Nowhere is this more evident than the phenomenon of the Super Bowl, which just took place in my home state of Minnesota. And while it wasn’t quite as exciting as it would’ve been had my Vikings been in the big game (UGH), it was an incredible opportunity to showcase our state on a national stage. But why is the Super Bowl such a big deal? It was only for one football game, right?
Not necessarily. If you think about it, sports may be the only truly intergenerational aspect remaining in our society. Being a Gen Z, I’m going to remember Tom Brady and Lebron James as my childhood idols. Our parents, Gen X, will think of Michael Jordan and Joe Montana as their heroes. But above all, what we remember are our teams and the memories that we can associate with sports.
For example, I will never forget the absolute mayhem when I was in the stands during the famous Minnesota Miracle. And I happened to be with my grandfather. I challenge you to think of any venue other than sports where all generations can experience that emotional roller coaster in an incredible setting. Luckily for all us sports fans, the party isn’t stopping, since we still have the Winter Olympics in Pyeongchang, South Korea.
Another reason Gen Z is so enamored with sports is because we have been raised to compete –in school, sports, and life in general. We obsess over our GPAs, ACT/SAT scores, and class rank. We carry the mindset that we are not necessarily at school to learn, but rather to get good grades. We also put a huge emphasis on competitive youth sports, part of which stems from our parents’ competitiveness.

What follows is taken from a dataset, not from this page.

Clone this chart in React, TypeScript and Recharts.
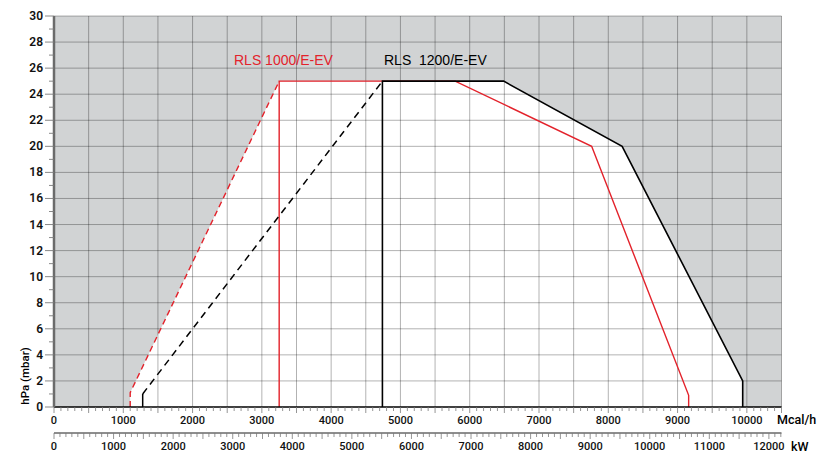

This trend of competition is surely going to carry into the workforce. When asked, “What would make Gen Z most excited to apply for a job?” in a global survey conducted by XYZ U, the top answer was a good salary. This is simply because we are driven by numbers. Another impact of our competitive mindset, shown in survey responses, is that 72% of Gen Z want to be entrepreneurs. See other survey findings and the full white-paper on Generation Z here.
Above all, the common theme that I’m seeing within my own generation is that sports, whether it be high school or the pros, isn’t going anywhere. In fact, it’s only growing! And it’s because of our fierce competitive mindset that has grabbed a hold of young people and gotten us so energized about sports.
Now, the challenge stands tall. How can your organization use that competitive mindset to get Gen Z on your team?